* [Your goal]:
Transcribe every line, keeping it exact.

* [Source data]:
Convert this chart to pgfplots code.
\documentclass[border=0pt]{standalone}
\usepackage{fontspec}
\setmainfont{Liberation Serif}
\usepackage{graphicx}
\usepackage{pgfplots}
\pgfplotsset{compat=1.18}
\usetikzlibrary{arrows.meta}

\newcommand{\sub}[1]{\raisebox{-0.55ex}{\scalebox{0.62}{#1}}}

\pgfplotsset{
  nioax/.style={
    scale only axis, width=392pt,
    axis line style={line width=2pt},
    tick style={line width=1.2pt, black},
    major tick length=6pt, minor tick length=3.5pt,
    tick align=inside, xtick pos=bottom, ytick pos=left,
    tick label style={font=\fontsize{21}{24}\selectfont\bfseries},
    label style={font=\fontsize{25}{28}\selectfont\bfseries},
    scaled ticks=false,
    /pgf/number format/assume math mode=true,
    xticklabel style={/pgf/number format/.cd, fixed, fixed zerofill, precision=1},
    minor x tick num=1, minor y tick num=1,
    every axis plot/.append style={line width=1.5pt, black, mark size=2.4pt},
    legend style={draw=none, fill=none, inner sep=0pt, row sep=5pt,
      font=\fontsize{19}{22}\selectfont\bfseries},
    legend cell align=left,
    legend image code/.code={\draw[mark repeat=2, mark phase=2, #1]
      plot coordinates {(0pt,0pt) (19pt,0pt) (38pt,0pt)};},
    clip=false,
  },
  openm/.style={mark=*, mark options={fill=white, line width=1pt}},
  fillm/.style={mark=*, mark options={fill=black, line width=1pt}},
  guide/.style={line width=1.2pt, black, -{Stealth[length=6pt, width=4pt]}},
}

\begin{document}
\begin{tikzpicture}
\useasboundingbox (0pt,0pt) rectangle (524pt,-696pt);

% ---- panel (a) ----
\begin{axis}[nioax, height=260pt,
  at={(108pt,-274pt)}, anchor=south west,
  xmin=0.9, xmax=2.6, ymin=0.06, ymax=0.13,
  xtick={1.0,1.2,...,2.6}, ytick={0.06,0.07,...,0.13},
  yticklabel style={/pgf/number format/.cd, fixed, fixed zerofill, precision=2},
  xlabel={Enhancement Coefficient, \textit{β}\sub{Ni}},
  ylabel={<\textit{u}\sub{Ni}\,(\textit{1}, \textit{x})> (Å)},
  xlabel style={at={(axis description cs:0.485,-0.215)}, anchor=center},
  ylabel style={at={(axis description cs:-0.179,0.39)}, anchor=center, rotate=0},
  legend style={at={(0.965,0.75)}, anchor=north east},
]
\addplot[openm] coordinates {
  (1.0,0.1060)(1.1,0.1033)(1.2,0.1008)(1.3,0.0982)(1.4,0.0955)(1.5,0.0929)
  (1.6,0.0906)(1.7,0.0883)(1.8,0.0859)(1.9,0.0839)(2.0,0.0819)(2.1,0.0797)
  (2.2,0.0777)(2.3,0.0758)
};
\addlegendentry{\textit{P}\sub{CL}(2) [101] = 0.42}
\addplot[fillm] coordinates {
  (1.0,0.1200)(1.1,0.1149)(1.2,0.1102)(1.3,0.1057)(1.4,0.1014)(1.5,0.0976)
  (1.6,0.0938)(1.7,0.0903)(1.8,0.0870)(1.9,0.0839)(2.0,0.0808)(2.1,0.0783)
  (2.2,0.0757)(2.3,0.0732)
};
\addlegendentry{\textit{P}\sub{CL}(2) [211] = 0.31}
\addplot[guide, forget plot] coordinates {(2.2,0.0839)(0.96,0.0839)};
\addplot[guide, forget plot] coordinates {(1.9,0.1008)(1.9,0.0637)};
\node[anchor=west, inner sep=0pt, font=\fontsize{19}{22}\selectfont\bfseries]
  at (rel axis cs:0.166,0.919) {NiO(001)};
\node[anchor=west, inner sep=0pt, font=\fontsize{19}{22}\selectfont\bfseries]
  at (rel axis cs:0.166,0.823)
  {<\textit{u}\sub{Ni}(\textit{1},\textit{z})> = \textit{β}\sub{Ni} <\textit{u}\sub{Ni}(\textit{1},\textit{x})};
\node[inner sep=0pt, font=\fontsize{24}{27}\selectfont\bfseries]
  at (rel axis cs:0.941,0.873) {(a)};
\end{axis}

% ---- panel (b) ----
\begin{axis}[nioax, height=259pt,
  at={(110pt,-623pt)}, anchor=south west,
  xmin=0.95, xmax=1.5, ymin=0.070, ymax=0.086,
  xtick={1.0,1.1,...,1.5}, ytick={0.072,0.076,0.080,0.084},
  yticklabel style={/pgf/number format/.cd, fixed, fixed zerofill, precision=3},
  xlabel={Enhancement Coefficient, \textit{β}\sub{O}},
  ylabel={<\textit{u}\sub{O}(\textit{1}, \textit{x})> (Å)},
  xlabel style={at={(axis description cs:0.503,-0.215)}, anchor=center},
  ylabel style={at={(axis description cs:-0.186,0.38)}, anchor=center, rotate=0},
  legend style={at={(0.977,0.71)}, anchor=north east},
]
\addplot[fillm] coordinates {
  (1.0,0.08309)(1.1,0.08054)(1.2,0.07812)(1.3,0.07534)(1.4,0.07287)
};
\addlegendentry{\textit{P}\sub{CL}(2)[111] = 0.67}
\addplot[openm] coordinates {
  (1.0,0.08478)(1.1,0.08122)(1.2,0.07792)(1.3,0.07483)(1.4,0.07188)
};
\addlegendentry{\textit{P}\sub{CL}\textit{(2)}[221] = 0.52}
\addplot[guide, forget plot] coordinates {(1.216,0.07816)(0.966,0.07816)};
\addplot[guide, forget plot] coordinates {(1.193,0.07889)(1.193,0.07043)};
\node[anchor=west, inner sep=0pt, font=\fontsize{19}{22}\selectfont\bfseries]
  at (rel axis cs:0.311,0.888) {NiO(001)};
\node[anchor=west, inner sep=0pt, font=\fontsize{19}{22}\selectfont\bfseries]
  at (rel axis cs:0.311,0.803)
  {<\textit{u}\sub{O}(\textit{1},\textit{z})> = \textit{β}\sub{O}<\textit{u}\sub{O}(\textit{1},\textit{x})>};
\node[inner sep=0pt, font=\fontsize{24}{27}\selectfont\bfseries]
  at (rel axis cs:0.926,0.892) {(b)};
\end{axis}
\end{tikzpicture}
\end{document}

* [Right answer]:
Convert this chart to pgfplots code.
\documentclass[border=0pt]{standalone}
\usepackage{fontspec}
\setmainfont{Liberation Serif}
\usepackage{graphicx}
\usepackage{pgfplots}
\pgfplotsset{compat=1.18}
\usetikzlibrary{arrows.meta}

\newcommand{\sub}[1]{\raisebox{-0.55ex}{\scalebox{0.62}{#1}}}

\pgfplotsset{
  nioax/.style={
    scale only axis, width=392pt,
    axis line style={line width=2pt},
    tick style={line width=1.2pt, black},
    major tick length=6pt, minor tick length=3.5pt,
    tick align=inside, xtick pos=bottom, ytick pos=left,
    tick label style={font=\fontsize{21}{24}\selectfont\bfseries},
    label style={font=\fontsize{25}{28}\selectfont\bfseries},
    scaled ticks=false,
    /pgf/number format/assume math mode=true,
    xticklabel style={/pgf/number format/.cd, fixed, fixed zerofill, precision=1},
    minor x tick num=1, minor y tick num=1,
    every axis plot/.append style={line width=1.5pt, black, mark size=2.4pt},
    legend style={draw=none, fill=none, inner sep=0pt, row sep=5pt,
      font=\fontsize{19}{22}\selectfont\bfseries},
    legend cell align=left,
    legend image code/.code={\draw[mark repeat=2, mark phase=2, #1]
      plot coordinates {(0pt,0pt) (19pt,0pt) (38pt,0pt)};},
    clip=false,
  },
  openm/.style={mark=*, mark options={fill=white, line width=1pt}},
  fillm/.style={mark=*, mark options={fill=black, line width=1pt}},
  guide/.style={line width=1.2pt, black, -{Stealth[length=6pt, width=4pt]}},
}

\begin{document}
\begin{tikzpicture}
\useasboundingbox (0pt,0pt) rectangle (524pt,-696pt);

% ---- panel (a) ----
\begin{axis}[nioax, height=260pt,
  at={(108pt,-274pt)}, anchor=south west,
  xmin=0.9, xmax=2.6, ymin=0.06, ymax=0.13,
  xtick={1.0,1.2,...,2.6}, ytick={0.06,0.07,...,0.13},
  yticklabel style={/pgf/number format/.cd, fixed, fixed zerofill, precision=2},
  xlabel={Enhancement Coefficient, \textit{β}\sub{Ni}},
  ylabel={<\textit{u}\sub{Ni}\,(\textit{1}, \textit{x})> (Å)},
  xlabel style={at={(axis description cs:0.485,-0.215)}, anchor=center},
  ylabel style={at={(axis description cs:-0.179,0.39)}, anchor=center, rotate=0},
  legend style={at={(0.965,0.75)}, anchor=north east},
]
\addplot[openm] coordinates {
  (1.0,0.1060)(1.1,0.1033)(1.2,0.1008)(1.3,0.0982)(1.4,0.0955)(1.5,0.0929)
  (1.6,0.0906)(1.7,0.0883)(1.8,0.0859)(1.9,0.0839)(2.0,0.0819)(2.1,0.0797)
  (2.2,0.0777)(2.3,0.0758)
};
\addlegendentry{\textit{P}\sub{CL}(2) [101] = 0.42}
\addplot[fillm] coordinates {
  (1.0,0.1200)(1.1,0.1149)(1.2,0.1102)(1.3,0.1057)(1.4,0.1014)(1.5,0.0976)
  (1.6,0.0938)(1.7,0.0903)(1.8,0.0870)(1.9,0.0839)(2.0,0.0808)(2.1,0.0783)
  (2.2,0.0757)(2.3,0.0732)
};
\addlegendentry{\textit{P}\sub{CL}(2) [211] = 0.31}
\addplot[guide, forget plot] coordinates {(2.2,0.0839)(0.96,0.0839)};
\addplot[guide, forget plot] coordinates {(1.9,0.1008)(1.9,0.0637)};
\node[anchor=west, inner sep=0pt, font=\fontsize{19}{22}\selectfont\bfseries]
  at (rel axis cs:0.166,0.919) {NiO(001)};
\node[anchor=west, inner sep=0pt, font=\fontsize{19}{22}\selectfont\bfseries]
  at (rel axis cs:0.166,0.823)
  {<\textit{u}\sub{Ni}(\textit{1},\textit{z})> = \textit{β}\sub{Ni} <\textit{u}\sub{Ni}(\textit{1},\textit{x})};
\node[inner sep=0pt, font=\fontsize{24}{27}\selectfont\bfseries]
  at (rel axis cs:0.941,0.873) {(a)};
\end{axis}

% ---- panel (b) ----
\begin{axis}[nioax, height=259pt,
  at={(110pt,-623pt)}, anchor=south west,
  xmin=0.95, xmax=1.5, ymin=0.070, ymax=0.086,
  xtick={1.0,1.1,...,1.5}, ytick={0.072,0.076,0.080,0.084},
  yticklabel style={/pgf/number format/.cd, fixed, fixed zerofill, precision=3},
  xlabel={Enhancement Coefficient, \textit{β}\sub{O}},
  ylabel={<\textit{u}\sub{O}(\textit{1}, \textit{x})> (Å)},
  xlabel style={at={(axis description cs:0.503,-0.215)}, anchor=center},
  ylabel style={at={(axis description cs:-0.186,0.38)}, anchor=center, rotate=0},
  legend style={at={(0.977,0.71)}, anchor=north east},
]
\addplot[fillm] coordinates {
  (1.0,0.08309)(1.1,0.08054)(1.2,0.07812)(1.3,0.07534)(1.4,0.07287)
};
\addlegendentry{\textit{P}\sub{CL}(2)[111] = 0.67}
\addplot[openm] coordinates {
  (1.0,0.08478)(1.1,0.08122)(1.2,0.07792)(1.3,0.07483)(1.4,0.07188)
};
\addlegendentry{\textit{P}\sub{CL}\textit{(2)}[221] = 0.52}
\addplot[guide, forget plot] coordinates {(1.216,0.07816)(0.966,0.07816)};
\addplot[guide, forget plot] coordinates {(1.193,0.07889)(1.193,0.07043)};
\node[anchor=west, inner sep=0pt, font=\fontsize{19}{22}\selectfont\bfseries]
  at (rel axis cs:0.311,0.888) {NiO(001)};
\node[anchor=west, inner sep=0pt, font=\fontsize{19}{22}\selectfont\bfseries]
  at (rel axis cs:0.311,0.803)
  {<\textit{u}\sub{O}(\textit{1},\textit{z})> = \textit{β}\sub{O}<\textit{u}\sub{O}(\textit{1},\textit{x})>};
\node[inner sep=0pt, font=\fontsize{24}{27}\selectfont\bfseries]
  at (rel axis cs:0.926,0.892) {(b)};
\end{axis}
\end{tikzpicture}
\end{document}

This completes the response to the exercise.